=== Dataset ===

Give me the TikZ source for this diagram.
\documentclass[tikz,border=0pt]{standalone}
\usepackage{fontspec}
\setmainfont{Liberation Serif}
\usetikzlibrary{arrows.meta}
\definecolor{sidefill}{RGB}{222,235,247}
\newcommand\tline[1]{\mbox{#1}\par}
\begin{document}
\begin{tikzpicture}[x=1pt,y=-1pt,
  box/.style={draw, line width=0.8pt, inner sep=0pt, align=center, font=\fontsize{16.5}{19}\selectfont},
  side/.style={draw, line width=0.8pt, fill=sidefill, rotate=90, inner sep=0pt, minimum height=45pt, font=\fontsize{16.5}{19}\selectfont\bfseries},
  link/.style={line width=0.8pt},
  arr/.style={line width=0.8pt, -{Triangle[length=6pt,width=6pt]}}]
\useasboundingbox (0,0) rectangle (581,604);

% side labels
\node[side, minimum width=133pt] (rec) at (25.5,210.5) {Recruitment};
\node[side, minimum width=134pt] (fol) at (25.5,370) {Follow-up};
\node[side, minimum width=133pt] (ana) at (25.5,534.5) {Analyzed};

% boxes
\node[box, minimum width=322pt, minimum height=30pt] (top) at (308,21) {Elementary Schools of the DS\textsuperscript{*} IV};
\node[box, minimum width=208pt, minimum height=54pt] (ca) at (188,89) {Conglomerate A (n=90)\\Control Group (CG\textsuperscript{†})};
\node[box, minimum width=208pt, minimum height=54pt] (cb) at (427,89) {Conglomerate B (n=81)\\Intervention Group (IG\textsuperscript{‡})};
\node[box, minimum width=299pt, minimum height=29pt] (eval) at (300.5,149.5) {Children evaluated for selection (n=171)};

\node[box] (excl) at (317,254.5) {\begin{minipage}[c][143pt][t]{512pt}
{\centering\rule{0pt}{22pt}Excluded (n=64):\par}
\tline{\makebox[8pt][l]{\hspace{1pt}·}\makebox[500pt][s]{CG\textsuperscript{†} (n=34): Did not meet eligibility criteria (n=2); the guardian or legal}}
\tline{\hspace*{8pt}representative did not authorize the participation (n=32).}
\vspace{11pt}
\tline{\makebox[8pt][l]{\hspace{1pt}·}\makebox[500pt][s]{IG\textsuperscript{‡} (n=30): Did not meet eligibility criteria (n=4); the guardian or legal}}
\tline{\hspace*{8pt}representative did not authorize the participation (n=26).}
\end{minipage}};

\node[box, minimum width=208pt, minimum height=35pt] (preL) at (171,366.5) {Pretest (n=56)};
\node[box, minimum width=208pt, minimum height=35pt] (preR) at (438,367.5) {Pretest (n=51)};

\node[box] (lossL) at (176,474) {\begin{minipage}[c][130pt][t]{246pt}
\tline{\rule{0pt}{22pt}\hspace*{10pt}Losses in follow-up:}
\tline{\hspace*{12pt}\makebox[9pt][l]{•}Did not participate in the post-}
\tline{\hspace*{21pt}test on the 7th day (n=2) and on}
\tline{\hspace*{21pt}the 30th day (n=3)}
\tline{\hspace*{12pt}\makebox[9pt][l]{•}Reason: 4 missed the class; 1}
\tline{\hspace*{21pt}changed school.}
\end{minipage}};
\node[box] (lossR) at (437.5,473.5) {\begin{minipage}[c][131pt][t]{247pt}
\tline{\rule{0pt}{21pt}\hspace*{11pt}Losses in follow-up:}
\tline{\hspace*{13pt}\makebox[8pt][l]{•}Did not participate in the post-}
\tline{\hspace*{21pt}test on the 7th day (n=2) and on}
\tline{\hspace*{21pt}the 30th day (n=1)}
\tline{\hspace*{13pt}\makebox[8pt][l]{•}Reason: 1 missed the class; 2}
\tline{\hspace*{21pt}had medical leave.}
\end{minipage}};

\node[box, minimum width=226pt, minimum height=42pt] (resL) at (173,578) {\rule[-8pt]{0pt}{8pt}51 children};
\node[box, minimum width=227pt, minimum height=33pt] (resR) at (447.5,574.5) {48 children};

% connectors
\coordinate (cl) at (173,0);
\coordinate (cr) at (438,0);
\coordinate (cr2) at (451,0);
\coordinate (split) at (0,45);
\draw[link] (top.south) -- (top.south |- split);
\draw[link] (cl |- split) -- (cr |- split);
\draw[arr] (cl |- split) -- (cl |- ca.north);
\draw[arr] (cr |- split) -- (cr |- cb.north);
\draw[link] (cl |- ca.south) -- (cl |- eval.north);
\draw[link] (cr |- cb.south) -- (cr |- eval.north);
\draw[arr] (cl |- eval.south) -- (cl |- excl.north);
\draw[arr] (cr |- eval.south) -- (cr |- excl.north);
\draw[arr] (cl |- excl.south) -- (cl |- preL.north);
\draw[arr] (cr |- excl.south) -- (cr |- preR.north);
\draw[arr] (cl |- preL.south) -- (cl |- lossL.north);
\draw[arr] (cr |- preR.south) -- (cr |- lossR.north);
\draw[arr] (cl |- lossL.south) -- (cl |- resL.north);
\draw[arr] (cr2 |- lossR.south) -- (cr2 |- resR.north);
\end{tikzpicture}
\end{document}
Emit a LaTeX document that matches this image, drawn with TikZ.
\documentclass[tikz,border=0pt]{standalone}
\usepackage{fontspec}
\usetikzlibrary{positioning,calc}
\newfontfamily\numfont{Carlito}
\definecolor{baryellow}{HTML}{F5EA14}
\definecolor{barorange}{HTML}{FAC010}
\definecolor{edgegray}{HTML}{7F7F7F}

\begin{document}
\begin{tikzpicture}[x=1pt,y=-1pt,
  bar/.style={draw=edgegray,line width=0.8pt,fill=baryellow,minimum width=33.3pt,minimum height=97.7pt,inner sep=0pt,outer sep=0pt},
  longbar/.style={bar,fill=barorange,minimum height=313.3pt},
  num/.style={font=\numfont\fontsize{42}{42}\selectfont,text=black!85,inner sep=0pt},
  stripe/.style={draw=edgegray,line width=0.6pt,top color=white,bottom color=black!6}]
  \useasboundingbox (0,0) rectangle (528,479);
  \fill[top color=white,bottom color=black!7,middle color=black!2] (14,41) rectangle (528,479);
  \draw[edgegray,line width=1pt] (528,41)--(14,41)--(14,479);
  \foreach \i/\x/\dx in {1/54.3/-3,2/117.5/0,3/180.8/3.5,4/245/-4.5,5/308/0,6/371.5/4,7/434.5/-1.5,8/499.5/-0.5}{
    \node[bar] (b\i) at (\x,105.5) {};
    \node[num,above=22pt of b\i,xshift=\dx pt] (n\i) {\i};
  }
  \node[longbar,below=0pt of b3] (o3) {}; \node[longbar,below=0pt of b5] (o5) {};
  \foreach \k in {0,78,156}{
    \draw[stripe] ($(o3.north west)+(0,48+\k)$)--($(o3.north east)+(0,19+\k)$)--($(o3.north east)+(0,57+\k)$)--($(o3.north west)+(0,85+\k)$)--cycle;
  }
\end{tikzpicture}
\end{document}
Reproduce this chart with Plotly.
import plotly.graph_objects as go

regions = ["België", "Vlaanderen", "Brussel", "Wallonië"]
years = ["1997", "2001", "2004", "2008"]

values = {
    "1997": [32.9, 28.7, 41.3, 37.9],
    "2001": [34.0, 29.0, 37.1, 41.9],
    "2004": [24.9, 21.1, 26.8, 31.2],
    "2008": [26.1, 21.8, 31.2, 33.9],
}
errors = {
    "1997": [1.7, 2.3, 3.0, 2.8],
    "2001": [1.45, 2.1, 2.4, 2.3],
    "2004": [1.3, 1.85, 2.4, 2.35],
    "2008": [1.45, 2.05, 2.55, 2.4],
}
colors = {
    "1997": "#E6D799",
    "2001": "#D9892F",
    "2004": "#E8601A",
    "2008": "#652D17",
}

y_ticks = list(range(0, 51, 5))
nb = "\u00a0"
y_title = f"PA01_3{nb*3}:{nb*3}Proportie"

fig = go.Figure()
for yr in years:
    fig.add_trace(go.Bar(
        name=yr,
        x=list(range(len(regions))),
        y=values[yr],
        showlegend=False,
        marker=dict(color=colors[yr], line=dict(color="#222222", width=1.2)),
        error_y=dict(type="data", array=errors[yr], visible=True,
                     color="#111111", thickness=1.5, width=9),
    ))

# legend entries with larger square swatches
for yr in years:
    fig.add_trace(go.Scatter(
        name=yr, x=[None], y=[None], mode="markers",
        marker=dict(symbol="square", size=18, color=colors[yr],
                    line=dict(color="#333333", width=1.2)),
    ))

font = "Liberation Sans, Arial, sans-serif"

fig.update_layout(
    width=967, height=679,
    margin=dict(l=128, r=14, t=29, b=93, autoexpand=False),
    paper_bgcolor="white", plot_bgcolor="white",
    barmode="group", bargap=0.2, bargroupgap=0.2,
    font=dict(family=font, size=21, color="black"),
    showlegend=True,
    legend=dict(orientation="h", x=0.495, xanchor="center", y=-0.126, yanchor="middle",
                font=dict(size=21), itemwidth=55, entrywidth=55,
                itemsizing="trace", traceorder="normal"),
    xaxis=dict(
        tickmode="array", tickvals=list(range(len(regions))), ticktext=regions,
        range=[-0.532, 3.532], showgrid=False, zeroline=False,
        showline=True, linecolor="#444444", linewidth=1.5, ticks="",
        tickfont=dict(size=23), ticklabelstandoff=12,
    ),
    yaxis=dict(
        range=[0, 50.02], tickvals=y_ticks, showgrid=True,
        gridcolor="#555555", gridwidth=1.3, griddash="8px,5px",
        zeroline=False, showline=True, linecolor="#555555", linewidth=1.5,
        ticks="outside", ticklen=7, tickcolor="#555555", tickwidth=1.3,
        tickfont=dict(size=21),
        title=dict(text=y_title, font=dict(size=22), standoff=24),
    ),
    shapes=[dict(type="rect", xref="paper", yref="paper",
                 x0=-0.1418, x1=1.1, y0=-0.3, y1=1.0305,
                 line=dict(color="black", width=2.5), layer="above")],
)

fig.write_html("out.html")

=== The problem ===
Reproduce exactly the lines that run from the start of the records to the line with "(0,0) rectangle (581,604);", both included.

=== Result of this exercise ===
Give me the TikZ source for this diagram.
\documentclass[tikz,border=0pt]{standalone}
\usepackage{fontspec}
\setmainfont{Liberation Serif}
\usetikzlibrary{arrows.meta}
\definecolor{sidefill}{RGB}{222,235,247}
\newcommand\tline[1]{\mbox{#1}\par}
\begin{document}
\begin{tikzpicture}[x=1pt,y=-1pt,
  box/.style={draw, line width=0.8pt, inner sep=0pt, align=center, font=\fontsize{16.5}{19}\selectfont},
  side/.style={draw, line width=0.8pt, fill=sidefill, rotate=90, inner sep=0pt, minimum height=45pt, font=\fontsize{16.5}{19}\selectfont\bfseries},
  link/.style={line width=0.8pt},
  arr/.style={line width=0.8pt, -{Triangle[length=6pt,width=6pt]}}]
\useasboundingbox (0,0) rectangle (581,604);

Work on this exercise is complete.